Trade credit Insurance, which provides cover to hundreds of thousands of business-to-business transactions, is to receive up to £10bn of government guarantees, ministers announced today (Thursday).
The Trade Credit Reinsurance scheme, which has been agreed following extensive discussions with the insurance sector, will see the vast majority of trade credit insurance coverage maintained across the UK.
The guarantees are designed to support supply chains and help businesses during the coronavirus pandemic to trade with confidence, safe in the knowledge that they will be protected if a customer defaults or delays on payment.
Business Secretary of State Alok Sharma said: “Trade Credit Insurance is a daily necessity for hundreds of thousands of businesses across the UK – particularly those in non-service sectors such as the manufacturing and construction sectors.

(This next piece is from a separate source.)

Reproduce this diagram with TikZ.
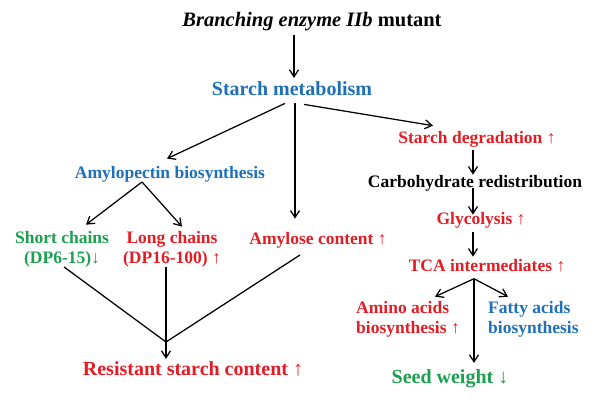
\documentclass[tikz,border=0pt]{standalone}
\usepackage{fontspec}
\setmainfont{Liberation Serif}
\usetikzlibrary{arrows.meta}
\definecolor{pathblue}{RGB}{30,112,186}
\definecolor{upred}{RGB}{228,28,36}
\definecolor{downgreen}{RGB}{26,160,78}
\tikzset{
  bigtxt/.style={font=\bfseries\fontsize{20}{22}\selectfont, inner sep=0pt, anchor=base},
  smalltxt/.style={font=\bfseries\fontsize{17.5}{20}\selectfont, inner sep=0pt, anchor=base, align=center},
  flow/.style={-{Straight Barb[length=7pt,width=9pt]}, line width=1.25pt},
  mergeline/.style={line width=1.25pt}
}
\begin{document}
\begin{tikzpicture}[x=1pt,y=-1pt]
  % mutante BEIIb e seus efeitos
  \useasboundingbox (0,0) rectangle (599,402);
  \node[bigtxt, font=\bfseries\fontsize{20.5}{22}\selectfont] (mutant) at (312,26) {{\itshape Branching enzyme IIb} mutant};
  \node[bigtxt, pathblue] (sm) at (292,95) {Starch metabolism};
  \node[smalltxt, pathblue] (ab) at (170,178) {Amylopectin biosynthesis};
  \node[smalltxt, downgreen] (sc) at (62,263) {Short chains\\(DP6-15)↓};
  \node[smalltxt, upred] (lc) at (172,263) {Long chains\\(DP16-100) ↑};
  \node[smalltxt, upred] (ac) at (318,244) {Amylose content ↑};
  \node[bigtxt, upred] (rs) at (193,375) {Resistant starch content ↑};
  % ramo da direita
  \node[smalltxt, upred] (sd) at (477,143) {Starch degradation ↑};
  \node[smalltxt] (cr) at (475,187) {Carbohydrate redistribution};
  \node[smalltxt, upred] (gl) at (481,224) {Glycolysis ↑};
  \node[smalltxt, upred] (tca) at (487,271) {TCA intermediates ↑};
  \node[smalltxt, upred, anchor=base west, align=left] (aa) at (356,333) {Amino acids\\biosynthesis ↑};
  \node[smalltxt, pathblue, anchor=base west, align=left] (fa) at (488,333) {Fatty acids\\biosynthesis};
  \node[bigtxt, downgreen] (sw) at (450,383) {Seed weight ↓};
  % setas
  \draw[flow] ([xshift=-18pt,yshift=-4pt]mutant.south) -- ([xshift=2pt,yshift=3pt]sm.north);
  \draw[flow] ([xshift=-7pt,yshift=-8pt]sm.south) -- ([xshift=-3pt,yshift=7pt]ab.north);
  \draw[flow] ([xshift=3pt,yshift=-8pt]sm.south) -- ([xshift=-23pt,yshift=13pt]ac.north);
  \draw[flow] ([xshift=12pt,yshift=-9pt]sm.south) -- ([xshift=-44pt,yshift=5pt]sd.north);
  \coordinate (abfork) at ([xshift=-28pt]ab.south);
  \draw[flow] (abfork) -- ([xshift=24pt,yshift=6pt]sc.north);
  \draw[flow] (abfork) -- ([xshift=10pt,yshift=4pt]lc.north);
  \coordinate (rsjoin) at (166,342);
  \draw[mergeline] ([xshift=2pt]sc.south) -- (rsjoin);
  \draw[mergeline] ([xshift=-6pt]lc.south) -- (rsjoin);
  \draw[mergeline] ([xshift=-18pt,yshift=-7pt]ac.south) -- (rsjoin);
  \draw[flow] (rsjoin) -- ([xshift=-27pt,yshift=2pt]rs.north);
  \draw[flow] ([xshift=-4pt,yshift=-3pt]sd.south) -- ([xshift=-2pt]cr.north);
  \draw[flow] ([xshift=-2pt,yshift=3pt]cr.south) -- ([xshift=-8pt,yshift=-3pt]gl.north);
  \draw[flow] ([xshift=-8pt,yshift=-4pt]gl.south) -- ([xshift=-14pt,yshift=2pt]tca.north);
  \coordinate (tcafork) at ([xshift=-13pt,yshift=-7pt]tca.south);
  \draw[flow] (tcafork) -- ([xshift=79pt,yshift=4pt]aa.north west);
  \draw[flow] (tcafork) -- ([xshift=20pt,yshift=4pt]fa.north west);
  \draw[flow] (tcafork) -- ([xshift=24pt,yshift=6pt]sw.north);
\end{tikzpicture}
\end{document}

“Our £10bn guarantee gives peace of mind to businesses, allowing them to continue to trade and maintaining liquidity in supply chains. This reinsurance scheme is an important step as we carefully set about firing up our economy as we emerge from the pandemic.”
SUPPLY CHAINS PROTECTED
The Economic Secretary to the Treasury, John Glen, said: “Billions of pounds of business turnover is supported by trade credit insurance each year. This reinsurance scheme will see the government and insurers working closely together to ensure that the vast majority of this cover remains in place. This means that businesses and supply chains can continue to be protected at this pivotal time as we begin to kick start the economy.”
Stephen Phipson, CEO of manufacturers’ organisation Make UK, said: “For most manufacturers, credit insurance is essential – giving them certainty that they will be paid for the orders they deliver. We’re pleased that the government has taken action to jump-start the credit insurance market – which will provide a welcome boost to our nation’s makers as they recover from the covid crisis.
The scheme is available on a temporary basis for nine months, backdated to April 1 and running until December 31 this year, with the potential for extension if required.